Is this about the hypothetical Nemesis Object ?
Whatever it is, it can't be a black hole of any kind. A "small" black hole wouldn't have the mass to sustain itself and would quickly "evaporate" into radiation.
One hypothesis is that it might be a brown dwarf which is a huge gas giant that isn't quite large enough to be a star because it can't generate enough gravitational pressure for nuclear fusion to occur.
Yes, it is this
https://en.wikipedia.org/wiki/Planet_Nine, which has garnered considerable steam in popular science clickbait, lately.
I don't know that I agree the statement, that " A "small" black hole wouldn't have the mass to sustain itself and would quickly "evaporate" into radiation. " , because we'd need to first define "quickly", and we would need to argue it's in a vacuum without potential "fuel". It very well might be sustaining itself with material from the Oort cloud. How apparent would be an accretion disk of an object the size of a basketball, but with the mass of 10 Earths? It would probably, I'd think, "look like" a "dark spot" in spacetime, roughly the size of a planet with the mass of 10 Earths.

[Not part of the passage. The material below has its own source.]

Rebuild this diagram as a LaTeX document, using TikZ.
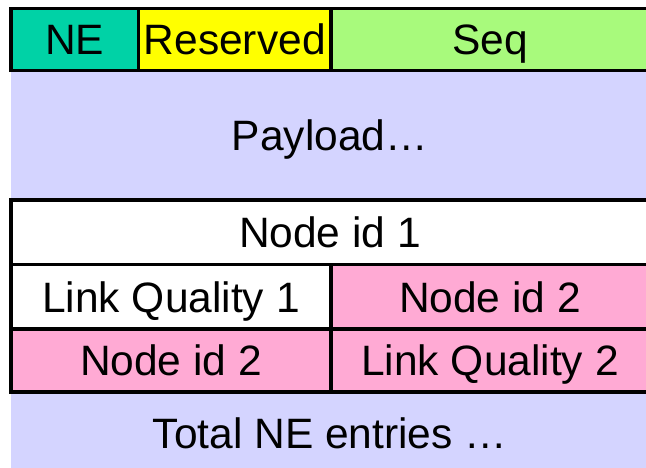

I appreciate your answer, and I know the general consensus is that it's a planet (ish?) object. I just have this image of a stellar "explosion" of our sun's binary companion which released much of the mass now transiting sol, billions of years ago, which coalesced to the formation of what we see today. The "remnant" of that reaction, a small "black hole" still persists on the outer edge of the sun's gravity. All the planetary, asteroid, comet "chunks",
are also the result of that event. I don't understand why that, somehow, doesn't make sense.